No mundo dos negócios os valores femininos não encontram colocação, uma vez que não seriam eficientes e colocariam em risco os negócios. As mulheres que assumem postos de comando nas empresas agem como homens, ou seja, pelos princípios masculinos. Para participar desse mundo a mulher deve deixar de sê-la. Há uma contradição entre os valores femininos e a sociedade de classes. Sob o domínio desses valores, jamais se produziriam armas ou existiram guerras, uma vez que mães nunca matariam filhos de outras. Da mesma maneira, o capitalismo não funcionaria, já que não se demitiria das fábricas um pai de família em razão da planilha de custos determinando a necessidade de maximização dos lucros.
Enfim, não temos o que comemorar no dia internacional da mulher porque os valores que lhe atribuímos jamais serão aceitos em nossa sociedade. De nada adianta a mulher chegar ao poder, se o fizer sob os princípios masculinos, como nos casos de Margaret Tatcher, conhecida como a “dama de ferro” pela sua força e determinação em deletar os direitos trabalhistas ingleses; ou como Marine Le Pen, líder do partido de extrema-direita francês Reunião Nacional, que promete, caso eleita, expulsão e perseguição de imigrantes, rejeitando a adoção por casais homoafetivos etc.
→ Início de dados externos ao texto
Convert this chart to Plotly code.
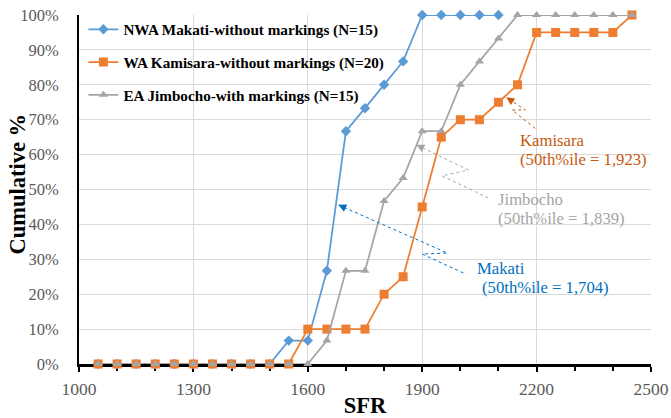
import math
import plotly.graph_objects as go

# ---- data ----
sfr_makati = [1050, 1100, 1150, 1200, 1250, 1300, 1350, 1400, 1450, 1500, 1550, 1600,
              1650, 1700, 1750, 1800, 1850, 1900, 1950, 2000, 2050, 2100]
cum_makati = [0, 0, 0, 0, 0, 0, 0, 0, 0, 0, 6.7, 6.7,
              26.7, 66.7, 73.3, 80.0, 86.7, 100, 100, 100, 100, 100]

sfr_full = [1050, 1100, 1150, 1200, 1250, 1300, 1350, 1400, 1450, 1500, 1550, 1600,
            1650, 1700, 1750, 1800, 1850, 1900, 1950, 2000, 2050, 2100, 2150, 2200,
            2250, 2300, 2350, 2400, 2450]
cum_kamisara = [0, 0, 0, 0, 0, 0, 0, 0, 0, 0, 0, 10,
                10, 10, 10, 20, 25, 45, 65, 70, 70, 75, 80, 95,
                95, 95, 95, 95, 100]
cum_jimbocho = [0, 0, 0, 0, 0, 0, 0, 0, 0, 0, 0, 0,
                6.7, 26.7, 26.7, 46.7, 53.3, 66.7, 66.7, 80.0, 86.7, 93.3, 100, 100,
                100, 100, 100, 100, 100]

names = ["NWA Makati-without markings (N=15)",
         "WA Kamisara-without markings (N=20)",
         "EA Jimbocho-with markings (N=15)"]
colors = ["#5B9BD5", "#ED7D31", "#A5A5A5"]

x_ticks = [1000, 1300, 1600, 1900, 2200, 2500]
x_ticktext = ["1000", "1300", "1600", "1900", "2200", "2500"]
y_ticks = [0, 10, 20, 30, 40, 50, 60, 70, 80, 90, 100]
y_ticktext = ["0%", "10%", "20%", "30%", "40%", "50%", "60%", "70%", "80%", "90%", "100%"]

# annotation texts (two lines each) / colors / positions (data coords)
ann_line1 = ["Makati", "Jimbocho", "Kamisara"]
ann_line2 = ["(50th%ile = 1,704)", "(50th%ile = 1,839)", "(50th%ile = 1,923)"]
ann_colors = ["#0070C0", "#A5A5A5", "#C55A11"]
ann_pos1 = [(2039.6, 27.3), (2094, 47.0), (2152, 64.0)]
ann_pos2 = [(2050.7, 22.0), (2094, 41.6), (2152, 58.5)]
# zigzag leader lines (data coords), last point = arrow head
leader_paths = [
    [(2007.7, 26.1), (1900.2, 31.5), (1965.8, 31.8), (1680, 45.6)],
    [(2073.4, 47.6), (1952, 53.9), (2021, 55.6), (1884.6, 62.8)],
    [(2196.6, 67.5), (2135.5, 72.8), (2170.4, 72.8), (2120.6, 76.4)],
]

SERIF = "Liberation Serif"
W, H = 671, 418
ML, MR, MT, MB = 79, 20, 15, 54
PW, PH = W - ML - MR, H - MT - MB

fig = go.Figure()
fig.add_trace(go.Scatter(x=sfr_makati, y=cum_makati, name=names[0], mode="lines+markers",
                         line=dict(color=colors[0], width=1.75),
                         marker=dict(symbol="diamond", size=8, color=colors[0]),
                         cliponaxis=False, legendgroup="a"))
fig.add_trace(go.Scatter(x=sfr_full, y=cum_kamisara, name=names[1], mode="lines+markers",
                         line=dict(color=colors[1], width=1.75),
                         marker=dict(symbol="square", size=9, color=colors[1]),
                         cliponaxis=False, legendgroup="b"))
fig.add_trace(go.Scatter(x=sfr_full, y=cum_jimbocho, name=names[2], mode="lines+markers",
                         line=dict(color=colors[2], width=1.75),
                         marker=dict(symbol="triangle-up", size=8, color=colors[2]),
                         cliponaxis=False, legendgroup="c"))

shapes = []
annotations = []
for path, col in zip(leader_paths, ann_colors):
    d = "M " + " L ".join(f"{px},{py}" for px, py in path)
    shapes.append(dict(type="path", path=d, xref="x", yref="y",
                       line=dict(color=col, width=1, dash="dot")))
for t1, t2, col, p1, p2 in zip(ann_line1, ann_line2, ann_colors, ann_pos1, ann_pos2):
    for txt, (tx, ty) in ((t1, p1), (t2, p2)):
        annotations.append(dict(x=tx, y=ty, xref="x", yref="y", text=txt, showarrow=False,
                                xanchor="left", yanchor="middle", align="left",
                                font=dict(family=SERIF, size=16.7, color=col)))

# arrow heads: short arrows aligned with the last leader segment
for path, col in zip(leader_paths, ann_colors):
    (x1, y1), (x2, y2) = path[-2], path[-1]
    dx = (x1 - x2) * PW / 1500.0
    dy = -(y1 - y2) * PH / 100.0
    n = math.hypot(dx, dy)
    L = 7.0
    annotations.append(dict(x=x2, y=y2, xref="x", yref="y", text="", showarrow=True,
                            arrowhead=2, arrowsize=1.6, arrowwidth=1, arrowcolor=col,
                            ax=dx / n * L, ay=dy / n * L, standoff=0))

# y-axis title as a rotated annotation for exact placement
annotations.append(dict(x=(16.5 - ML) / PW, y=(364 - 184) / PH, xref="paper", yref="paper",
                        text="<b>Cumulative %</b>", textangle=-90, showarrow=False,
                        xanchor="center", yanchor="middle",
                        font=dict(family=SERIF, size=22.5, color="black")))
fig.layout.annotations = annotations

fig.update_layout(
    width=W, height=H,
    margin=dict(l=ML, r=MR, t=MT, b=MB, autoexpand=False),
    paper_bgcolor="white", plot_bgcolor="white",
    font=dict(family=SERIF, color="#595959"),
    shapes=shapes,
    showlegend=True,
    legend=dict(x=0.0077, y=1.006, xanchor="left", yanchor="top",
                bgcolor="rgba(0,0,0,0)", traceorder="grouped", tracegroupgap=10,
                font=dict(family=SERIF, size=15.2, color="black", weight="bold")),
    xaxis=dict(range=[1000, 2500], tickvals=x_ticks, ticktext=x_ticktext,
               showgrid=True, gridcolor="#D9D9D9", automargin=False,
               gridwidth=1, showline=True, linecolor="black", linewidth=2.5,
               ticks="outside", ticklen=5, tickwidth=2, tickcolor="black",
               minor=dict(dtick=100, tick0=1000, ticks="outside", ticklen=4, tickwidth=1.5,
                          tickcolor="black", showgrid=False),
               tickfont=dict(family=SERIF, size=17.5, color="#595959"),
               ticklabelstandoff=2, zeroline=False, layer="below traces",
               title=dict(text="<b>SFR</b>", font=dict(family=SERIF, size=22.5, color="black"),
                          standoff=0)),
    yaxis=dict(range=[0, 100], tickvals=y_ticks, ticktext=y_ticktext, showgrid=True,
               gridcolor="#D9D9D9", gridwidth=1, showline=True, linecolor="black",
               linewidth=2, ticks="", zeroline=False, layer="below traces",
               automargin=False,
               tickfont=dict(family=SERIF, size=16.5, color="#595959"),
               ticklabelstandoff=15),
)

fig.write_html("out.html", config={"displayModeBar": False},
               post_script="document.body.style.margin='0px';")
Outras, sufocam sua feminilidade acreditando que “ser mulher” é cultuar amores piegas e romantismos de telenovela.
O que precisamos para o século XXI não é da mulher no poder, mas do ressurgimento dos princípios femininos como valores hegemônicos de nossa sociedade. Esses valores não são exclusivos das mulheres, no entanto, por fatores históricos são as principais portadoras. Só há salvação para o planeta e, consequentemente, para a humanidade se reconquistarmos a capacidade de cuidar, de dividir, e de cooperar. Para isso, enfrentar-se-iam forças terríveis, já que são valores completamente opostos ao sistema capitalista e que, eventualmente, causariam a sua extinção.